As some lawmakers pointed out that they only need 50 percent plus one vote to win an election, Parker fired back during proceedings, saying that changing state law calls for a higher threshold.
“I think the higher the threshold, the more important the issue is,” Parker said.
One of the fears of those in opposition to the 67 percent mark is that grassroots campaigns will struggle to gain traction with such a high number at play while supporters of the higher threshold believe it will prevent out-of-state interests from flooding money into the state to get issues on the ballot.
Unlike a ballot initiative bill passed in the House of Representatives earlier this session, the Senate’s did not include room for the legislature to place an alternative on the ballot. In the past, alternatives have been created by lawmakers to compete against petitions a majority of both chambers disagree with.
While a separate Senate resolution that would have decided the number of signatures needed to propose a new law died on calendar Thursday night, the House was clear in its bill that eight percent of total qualified voters – or 166,000 based on the 2023 election – would need to sign a petition. In previous sessions, the Senate has thrown around numbers much higher than that with last year’s recommendation sitting at 240,000.

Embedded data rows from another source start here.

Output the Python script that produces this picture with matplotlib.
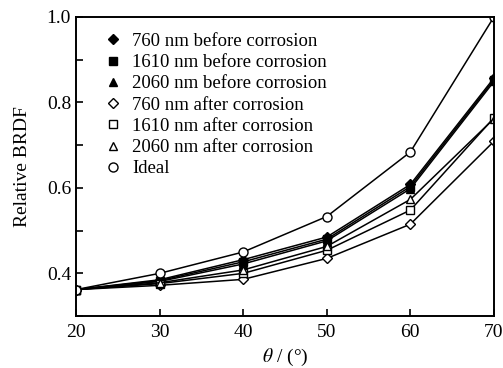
import numpy as np
import matplotlib
matplotlib.use("Agg")
import matplotlib.pyplot as plt
from matplotlib.ticker import MultipleLocator

plt.rcParams["font.family"] = ["Liberation Serif", "DejaVu Serif"]
plt.rcParams["mathtext.fontset"] = "stix"

theta = [20, 30, 40, 50, 60, 70]

b760 = [0.362, 0.385, 0.432, 0.485, 0.608, 0.857]
b1610 = [0.362, 0.383, 0.427, 0.480, 0.603, 0.853]
b2060 = [0.362, 0.381, 0.422, 0.476, 0.598, 0.849]
a760 = [0.362, 0.372, 0.386, 0.435, 0.515, 0.709]
a1610 = [0.362, 0.376, 0.400, 0.454, 0.548, 0.764]
a2060 = [0.362, 0.378, 0.408, 0.463, 0.573, 0.762]
ideal = [0.362, 0.400, 0.450, 0.533, 0.684, 1.000]

series = [
    ("760 nm before corrosion", b760, "D", "black", 5),
    ("1610 nm before corrosion", b1610, "s", "black", 5.5),
    ("2060 nm before corrosion", b2060, "^", "black", 6),
    ("760 nm after corrosion", a760, "D", "white", 5),
    ("1610 nm after corrosion", a1610, "s", "white", 5.5),
    ("2060 nm after corrosion", a2060, "^", "white", 6),
    ("Ideal", ideal, "o", "white", 6.5),
]

fig = plt.figure(figsize=(5.03, 3.68), dpi=100)
ax = fig.add_axes([0.151, 0.141, 0.831, 0.813])

for label, vals, mk, fc, ms in series:
    ax.plot(theta, vals, color="black", lw=1.1, marker=mk, ms=ms,
            mfc=fc, mec="black", mew=1.0, label=label)

ax.set_xlim(20, 70)
ax.set_ylim(0.3, 1.0)
ax.xaxis.set_major_locator(MultipleLocator(10))
ax.yaxis.set_minor_locator(MultipleLocator(0.1))
ax.set_yticks([0.4, 0.6, 0.8, 1.0])
ax.tick_params(which="both", direction="in", width=1.2, labelsize=14, length=5)
ax.tick_params(axis="x", pad=6)
for s in ax.spines.values():
    s.set_linewidth(1.4)

ax.set_xlabel(r"$\theta$ / (°)", fontsize=14)
ax.set_ylabel("Relative BRDF", fontsize=14, labelpad=11)

leg = ax.legend(loc="upper left", frameon=False, fontsize=13.5,
                bbox_to_anchor=(0.062, 0.947), handlelength=1.15,
                handletextpad=0.45, labelspacing=0.22, borderaxespad=0,
                borderpad=0)
for h in leg.legend_handles:
    h.set_linestyle("")

fig.savefig("out.png", dpi=100)
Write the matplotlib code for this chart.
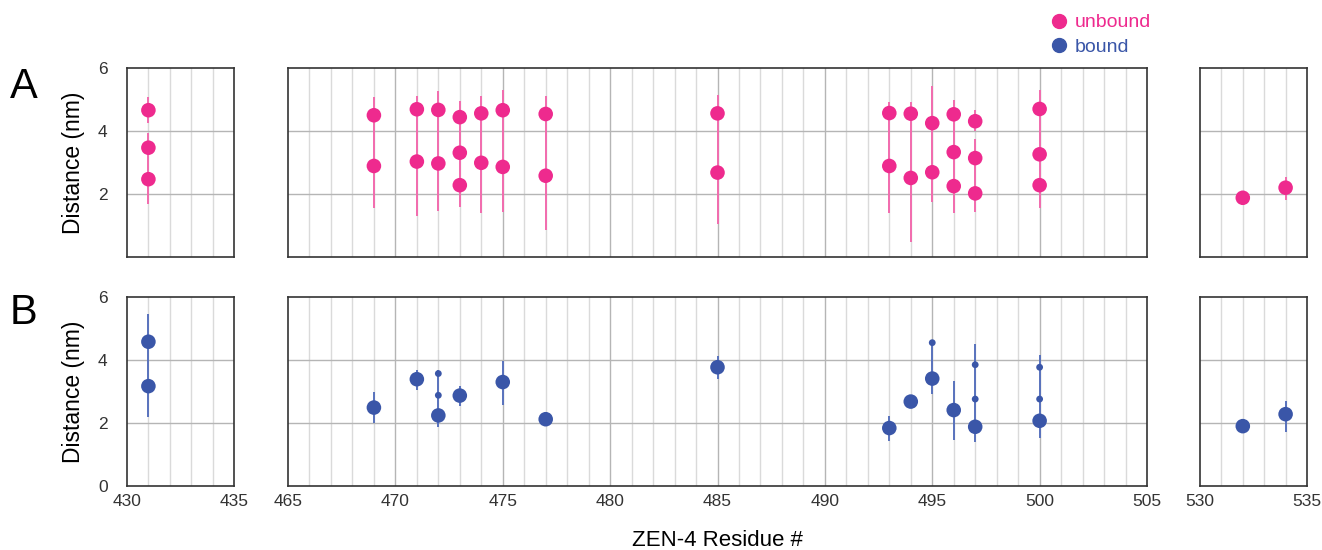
import numpy as np
import matplotlib.pyplot as plt
from matplotlib.lines import Line2D

plt.rcParams['font.family'] = ['Liberation Sans', 'DejaVu Sans']

# unbound (panel A): residue, distance, error bar low / high
ub_res = [431, 431, 431, 469, 469, 471, 471, 472, 472, 473, 473, 473, 474, 474,
          475, 475, 477, 477, 485, 485, 493, 493, 494, 494, 495, 495,
          496, 496, 496, 497, 497, 497, 500, 500, 500, 532, 534]
ub_val = [4.66, 3.47, 2.47, 4.50, 2.89, 4.69, 3.03, 4.67, 2.97, 4.44, 3.31, 2.28, 4.56, 2.99,
          4.66, 2.86, 4.54, 2.58, 4.56, 2.68, 4.57, 2.89, 4.55, 2.51, 4.25, 2.69,
          4.53, 3.33, 2.25, 4.31, 3.14, 2.02, 4.70, 3.26, 2.28, 1.88, 2.20]
ub_lo = [4.25, 3.00, 1.68, 3.60, 1.57, 3.80, 1.31, 3.80, 1.47, 3.80, 2.80, 1.60, 3.70, 1.41,
         3.70, 1.43, 3.50, 0.86, 3.50, 1.04, 3.70, 1.39, 3.50, 0.47, 3.50, 1.76,
         3.90, 2.80, 1.41, 4.00, 2.60, 1.42, 4.00, 2.75, 1.56, 1.88, 1.81]
ub_hi = [5.07, 3.95, 3.00, 5.09, 3.60, 5.11, 3.80, 5.27, 3.80, 4.96, 3.80, 2.80, 5.11, 3.70,
         5.29, 3.70, 5.12, 3.50, 5.13, 3.50, 4.93, 3.70, 4.91, 3.50, 5.43, 3.50,
         4.98, 3.90, 2.80, 4.67, 3.75, 2.60, 5.30, 4.00, 2.75, 1.88, 2.55]

# bound (panel B); small = minor population
b_res = [431, 431, 469, 471, 472, 472, 472, 473, 475, 477, 485, 493, 494, 495, 495,
         496, 497, 497, 497, 500, 500, 500, 532, 534]
b_val = [4.58, 3.17, 2.49, 3.39, 3.57, 2.88, 2.24, 2.87, 3.30, 2.12, 3.77, 1.84, 2.68, 4.55, 3.41,
         2.41, 3.85, 2.76, 1.88, 3.77, 2.76, 2.07, 1.90, 2.28]
b_lo = [3.90, 2.20, 1.99, 3.05, 3.20, 2.60, 1.86, 2.54, 2.57, 2.12, 3.41, 1.44, 2.68, 4.00, 2.92,
        1.46, 3.30, 2.30, 1.41, 3.30, 2.40, 1.51, 1.90, 1.70]
b_hi = [5.46, 3.90, 2.97, 3.68, 3.68, 3.20, 2.60, 3.17, 3.98, 2.12, 4.13, 2.22, 2.68, 4.55, 4.00,
        3.33, 4.50, 3.30, 2.30, 4.16, 3.30, 2.40, 1.90, 2.70]
b_small = [0, 0, 0, 0, 1, 1, 0, 0, 0, 0, 0, 0, 0, 1, 0,
           0, 1, 1, 0, 1, 1, 0, 0, 0]

ranges = [(430, 435), (465, 505), (530, 535)]

pink = '#EE2A8E'
pink_bar = '#F26BAE'
blue = '#3A56A8'
blue_bar = '#5872BD'

W, H = 1322, 550
fig = plt.figure(figsize=(W / 100, H / 100), dpi=100)

col_px = [(127, 234), (288, 1147), (1200, 1307)]
row_px = [(68, 257), (297, 486)]


def draw(ax, res, val, lo, hi, sizes, col, barcol):
    res = np.array(res)
    val = np.array(val)
    lo = np.array(lo)
    hi = np.array(hi)
    ax.errorbar(res, val, yerr=[val - lo, hi - val], fmt='none',
                ecolor=barcol, elinewidth=1.4, capsize=0, zorder=3)
    ax.scatter(res, val, s=sizes, color=col, edgecolors='none', zorder=4)


for r, (top, bot) in enumerate(row_px):
    for c, (x0, x1) in enumerate(col_px):
        ax = fig.add_axes([x0 / W, 1 - bot / H, (x1 - x0) / W, (bot - top) / H])
        lo_x, hi_x = ranges[c]
        ax.set_xlim(lo_x, hi_x)
        ax.set_ylim(0, 6)
        for xx in range(lo_x + 1, hi_x):
            ax.axvline(xx, color='#b5b5b5' if xx % 5 == 0 else '#dadada', lw=1.0, zorder=1)
        for yy in (2, 4):
            ax.axhline(yy, color='#b5b5b5', lw=1.0, zorder=1)
        for s in ax.spines.values():
            s.set_color('#333333')
            s.set_linewidth(1.2)
        ax.tick_params(length=0, labelsize=12.5, colors='#333333', pad=6)
        if r == 0:
            draw(ax, ub_res, ub_val, ub_lo, ub_hi, 110, pink, pink_bar)
            ax.set_xticks([])
        else:
            sz = [24 if s else 110 for s in b_small]
            draw(ax, b_res, b_val, b_lo, b_hi, sz, blue, blue_bar)
            ax.set_xticks(range(lo_x, hi_x + 1, 5))
        if c == 0:
            ax.set_yticks([2, 4, 6] if r == 0 else [0, 2, 4, 6])
            ax.tick_params(axis='y', pad=14)
            ax.set_ylabel('Distance (nm)', fontsize=16.5, labelpad=9)
        else:
            ax.set_yticks([])

fig.text(10 / W, 1 - 87 / H, 'A', fontsize=30, va='center', ha='left')
fig.text(10 / W, 1 - 313 / H, 'B', fontsize=30, va='center', ha='left')
fig.text(717 / W, 1 - 540 / H, 'ZEN-4 Residue #', fontsize=16, ha='center', va='center')

handles = [Line2D([], [], marker='o', ls='none', color=pink, markersize=10),
           Line2D([], [], marker='o', ls='none', color=blue, markersize=10)]
fig.legend(handles, ['unbound', 'bound'], loc='upper left',
           bbox_to_anchor=(1040 / W, 1 - 6 / H), frameon=False, fontsize=14,
           labelcolor=[pink, blue], handletextpad=0.2, labelspacing=0.35,
           handlelength=1.2, borderaxespad=0)

fig.savefig('out.png', dpi=100)
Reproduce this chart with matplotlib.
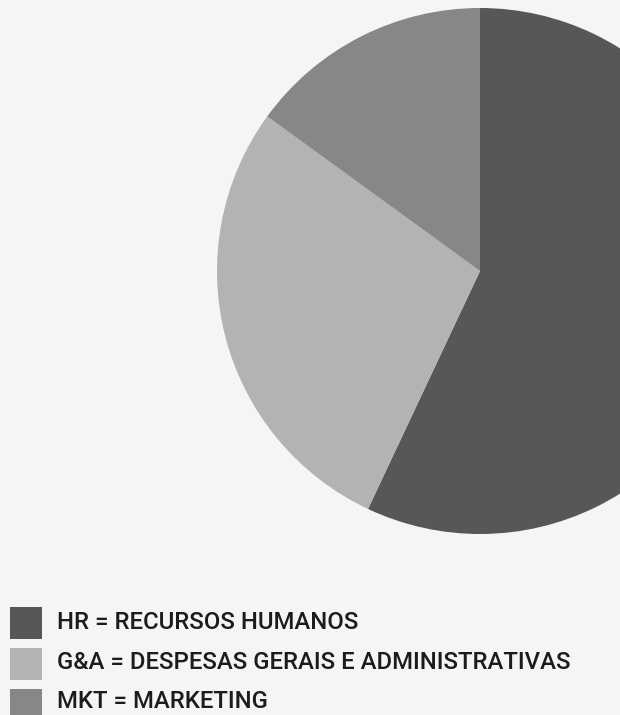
import matplotlib.pyplot as plt
from matplotlib.patches import Rectangle

# slice shares, clockwise from 12 o'clock
categories = ["HR", "G&A", "MKT"]
shares = [57, 28, 15]
colors = ["#575757", "#b3b3b3", "#878787"]
legend_labels = [
    "HR = RECURSOS HUMANOS",
    "G&A = DESPESAS GERAIS E ADMINISTRATIVAS",
    "MKT = MARKETING",
]

W, H = 620, 715
bg = "#f5f5f5"

fig = plt.figure(figsize=(W / 100, H / 100), dpi=100, facecolor=bg)

# pie: centre (480, 271) px, radius 263 px
cx, cy, r = 480, 271, 263
ax = fig.add_axes([(cx - r) / W, (H - cy - r) / H, 2 * r / W, 2 * r / H])
ax.set_facecolor(bg)
ax.pie(shares, colors=colors, startangle=90, counterclock=False, radius=1,
       wedgeprops=dict(linewidth=0))
ax.set_xlim(-1, 1)
ax.set_ylim(-1, 1)
ax.set_aspect("equal")
ax.axis("off")

# legend drawn by hand: swatch tops and text baselines in px from the top
row_top = [607, 648, 689]
baselines = [629, 669, 708]
for top, base, col, label in zip(row_top, baselines, colors, legend_labels):
    fig.patches.append(Rectangle((10 / W, (H - top - 32) / H), 32 / W, 32 / H,
                                 transform=fig.transFigure, facecolor=col,
                                 edgecolor="none"))
    fig.text(57 / W, (H - base) / H, label, fontsize=17.2, family="Roboto",
             fontweight="medium", color="#1c1c1c", va="baseline", ha="left")

fig.savefig("out.png", dpi=100, facecolor=bg)
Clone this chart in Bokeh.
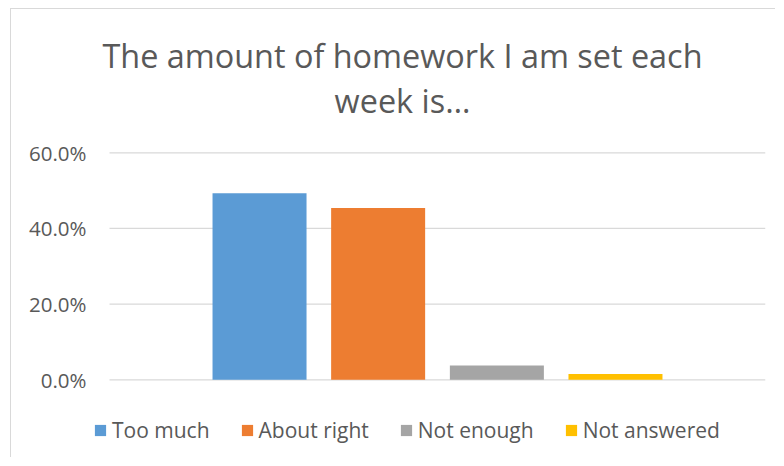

The House plan also included a couple of GOP-led caveats in its version of restoring the ballot initiative process, including not allowing people to make changes to the state constitution, abortion laws, PERS, or local laws. Some of that was set to be considered as part of the Senate’s companion resolution that died.
If any bill to restore the ballot initiative process is passed by lawmakers before sine die in early May, it is expected to be a hefty mix of both chambers’ initial ideas.